Maybe not. Maybe I'm still alone. Words testify this latter. D2 invited me to this prayer meeting tonight. D1 killed with some sentences earlier today. Am I still alone? Lord, send workers, pleeeeeeeeeeeeeeeeeeeeeeeeeeeeeeeeeeeeeeeeeeeeeeeeeeeeeeeeeeease. It's not good for (wo)man to be alone.
Or maybe I just don't understand. Nothing, not even a mention. Be and stay humble. Good lesson. Maybe they are them, while gabi will be a big-big zero. It's difficult. Especially with not being recognised as a girl*. Calling not compatible with structures? Maybe I'm more Marc-like than I thought?!? I feel helpless, vulnerable and very-very lonely.

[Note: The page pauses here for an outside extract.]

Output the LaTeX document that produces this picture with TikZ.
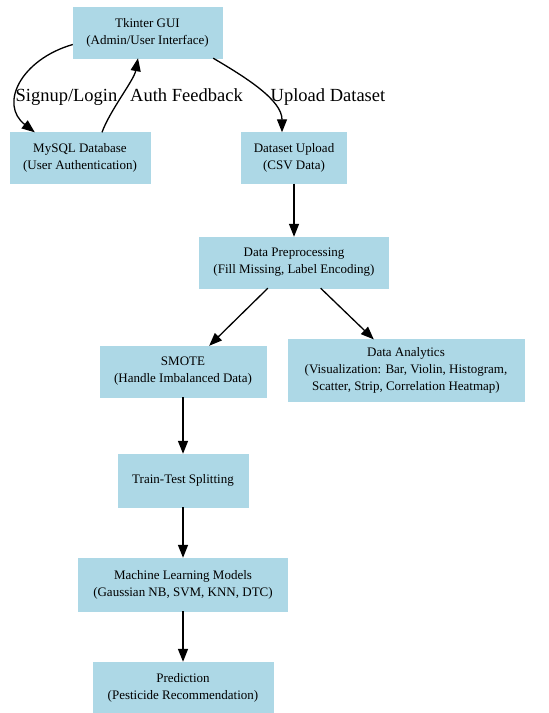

Good, indeed good to be transparent. I told D1 everything in the car, that I had thought about him as competition and how stupid that was. Strange we have a lot in common. We share the same struggles, fears and a lot more. Thank you Lord that I'm not alone. And sorry for thinking the worst first. Even he took all the glory I should be happy. May my heart be like that...
*I think I'm recognised, at least tonight. Sorry for writing out of sudden burst of pain. Tonight was a perfect example. And there is a chance to envision others. Not only there are others, but sisters & brothers with a soft heart.